Supplied information =
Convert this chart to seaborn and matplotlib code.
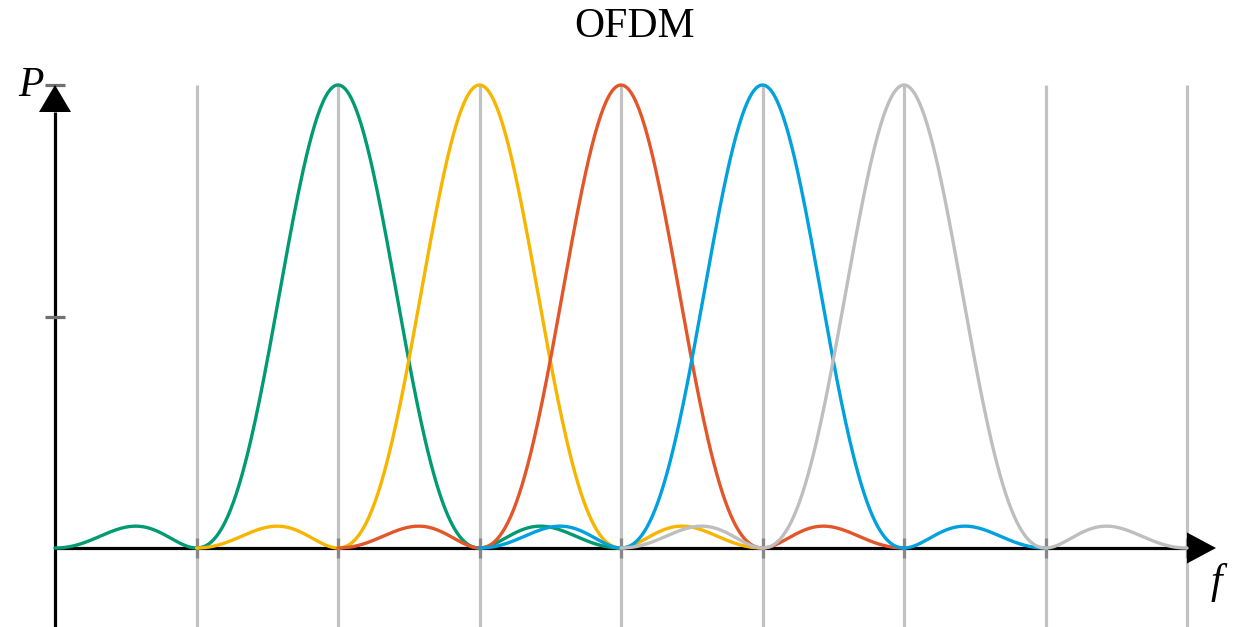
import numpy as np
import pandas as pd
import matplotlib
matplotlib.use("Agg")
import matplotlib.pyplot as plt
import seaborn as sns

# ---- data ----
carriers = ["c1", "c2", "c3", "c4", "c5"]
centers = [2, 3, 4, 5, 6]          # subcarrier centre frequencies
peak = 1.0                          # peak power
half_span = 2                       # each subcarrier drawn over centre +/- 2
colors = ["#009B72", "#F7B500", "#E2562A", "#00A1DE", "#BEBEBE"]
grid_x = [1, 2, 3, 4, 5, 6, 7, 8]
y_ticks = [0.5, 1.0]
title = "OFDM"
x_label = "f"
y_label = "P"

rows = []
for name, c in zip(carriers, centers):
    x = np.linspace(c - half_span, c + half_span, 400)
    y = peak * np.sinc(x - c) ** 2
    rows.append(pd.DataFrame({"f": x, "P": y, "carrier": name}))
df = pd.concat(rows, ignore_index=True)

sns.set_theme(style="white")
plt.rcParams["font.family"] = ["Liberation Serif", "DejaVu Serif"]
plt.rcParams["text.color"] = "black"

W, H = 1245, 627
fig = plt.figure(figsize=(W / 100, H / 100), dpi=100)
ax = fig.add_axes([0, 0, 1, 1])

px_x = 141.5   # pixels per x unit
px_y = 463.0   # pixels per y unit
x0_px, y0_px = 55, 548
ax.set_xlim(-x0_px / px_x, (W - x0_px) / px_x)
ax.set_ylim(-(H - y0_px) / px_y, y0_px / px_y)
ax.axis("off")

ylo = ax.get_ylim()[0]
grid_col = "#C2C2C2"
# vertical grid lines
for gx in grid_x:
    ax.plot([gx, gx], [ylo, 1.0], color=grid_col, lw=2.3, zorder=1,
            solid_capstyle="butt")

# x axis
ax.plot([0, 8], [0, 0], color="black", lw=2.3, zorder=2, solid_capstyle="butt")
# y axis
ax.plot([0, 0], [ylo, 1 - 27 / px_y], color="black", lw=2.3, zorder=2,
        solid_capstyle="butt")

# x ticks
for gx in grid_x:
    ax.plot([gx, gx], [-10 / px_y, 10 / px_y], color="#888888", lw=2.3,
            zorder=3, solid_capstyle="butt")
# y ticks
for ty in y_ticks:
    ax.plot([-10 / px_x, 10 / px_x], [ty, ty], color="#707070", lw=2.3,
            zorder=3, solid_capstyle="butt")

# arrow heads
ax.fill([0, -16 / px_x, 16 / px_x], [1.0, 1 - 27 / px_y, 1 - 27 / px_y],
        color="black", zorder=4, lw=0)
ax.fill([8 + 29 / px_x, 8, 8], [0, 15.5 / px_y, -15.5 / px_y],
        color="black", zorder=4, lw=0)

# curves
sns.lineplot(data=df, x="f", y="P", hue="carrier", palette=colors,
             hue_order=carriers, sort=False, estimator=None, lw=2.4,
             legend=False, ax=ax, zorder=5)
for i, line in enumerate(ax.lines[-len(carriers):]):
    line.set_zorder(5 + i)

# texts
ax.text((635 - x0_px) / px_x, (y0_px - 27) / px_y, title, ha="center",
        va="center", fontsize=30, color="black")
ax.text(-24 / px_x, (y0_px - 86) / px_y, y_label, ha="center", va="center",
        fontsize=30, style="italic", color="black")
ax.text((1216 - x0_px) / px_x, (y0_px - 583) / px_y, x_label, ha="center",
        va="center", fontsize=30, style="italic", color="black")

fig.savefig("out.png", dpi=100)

Task = Write the listing out a second time exactly, dropping all images.

Answer =
Convert this chart to seaborn and matplotlib code.
import numpy as np
import pandas as pd
import matplotlib
matplotlib.use("Agg")
import matplotlib.pyplot as plt
import seaborn as sns

# ---- data ----
carriers = ["c1", "c2", "c3", "c4", "c5"]
centers = [2, 3, 4, 5, 6]          # subcarrier centre frequencies
peak = 1.0                          # peak power
half_span = 2                       # each subcarrier drawn over centre +/- 2
colors = ["#009B72", "#F7B500", "#E2562A", "#00A1DE", "#BEBEBE"]
grid_x = [1, 2, 3, 4, 5, 6, 7, 8]
y_ticks = [0.5, 1.0]
title = "OFDM"
x_label = "f"
y_label = "P"

rows = []
for name, c in zip(carriers, centers):
    x = np.linspace(c - half_span, c + half_span, 400)
    y = peak * np.sinc(x - c) ** 2
    rows.append(pd.DataFrame({"f": x, "P": y, "carrier": name}))
df = pd.concat(rows, ignore_index=True)

sns.set_theme(style="white")
plt.rcParams["font.family"] = ["Liberation Serif", "DejaVu Serif"]
plt.rcParams["text.color"] = "black"

W, H = 1245, 627
fig = plt.figure(figsize=(W / 100, H / 100), dpi=100)
ax = fig.add_axes([0, 0, 1, 1])

px_x = 141.5   # pixels per x unit
px_y = 463.0   # pixels per y unit
x0_px, y0_px = 55, 548
ax.set_xlim(-x0_px / px_x, (W - x0_px) / px_x)
ax.set_ylim(-(H - y0_px) / px_y, y0_px / px_y)
ax.axis("off")

ylo = ax.get_ylim()[0]
grid_col = "#C2C2C2"
# vertical grid lines
for gx in grid_x:
    ax.plot([gx, gx], [ylo, 1.0], color=grid_col, lw=2.3, zorder=1,
            solid_capstyle="butt")

# x axis
ax.plot([0, 8], [0, 0], color="black", lw=2.3, zorder=2, solid_capstyle="butt")
# y axis
ax.plot([0, 0], [ylo, 1 - 27 / px_y], color="black", lw=2.3, zorder=2,
        solid_capstyle="butt")

# x ticks
for gx in grid_x:
    ax.plot([gx, gx], [-10 / px_y, 10 / px_y], color="#888888", lw=2.3,
            zorder=3, solid_capstyle="butt")
# y ticks
for ty in y_ticks:
    ax.plot([-10 / px_x, 10 / px_x], [ty, ty], color="#707070", lw=2.3,
            zorder=3, solid_capstyle="butt")

# arrow heads
ax.fill([0, -16 / px_x, 16 / px_x], [1.0, 1 - 27 / px_y, 1 - 27 / px_y],
        color="black", zorder=4, lw=0)
ax.fill([8 + 29 / px_x, 8, 8], [0, 15.5 / px_y, -15.5 / px_y],
        color="black", zorder=4, lw=0)

# curves
sns.lineplot(data=df, x="f", y="P", hue="carrier", palette=colors,
             hue_order=carriers, sort=False, estimator=None, lw=2.4,
             legend=False, ax=ax, zorder=5)
for i, line in enumerate(ax.lines[-len(carriers):]):
    line.set_zorder(5 + i)

# texts
ax.text((635 - x0_px) / px_x, (y0_px - 27) / px_y, title, ha="center",
        va="center", fontsize=30, color="black")
ax.text(-24 / px_x, (y0_px - 86) / px_y, y_label, ha="center", va="center",
        fontsize=30, style="italic", color="black")
ax.text((1216 - x0_px) / px_x, (y0_px - 583) / px_y, x_label, ha="center",
        va="center", fontsize=30, style="italic", color="black")

fig.savefig("out.png", dpi=100)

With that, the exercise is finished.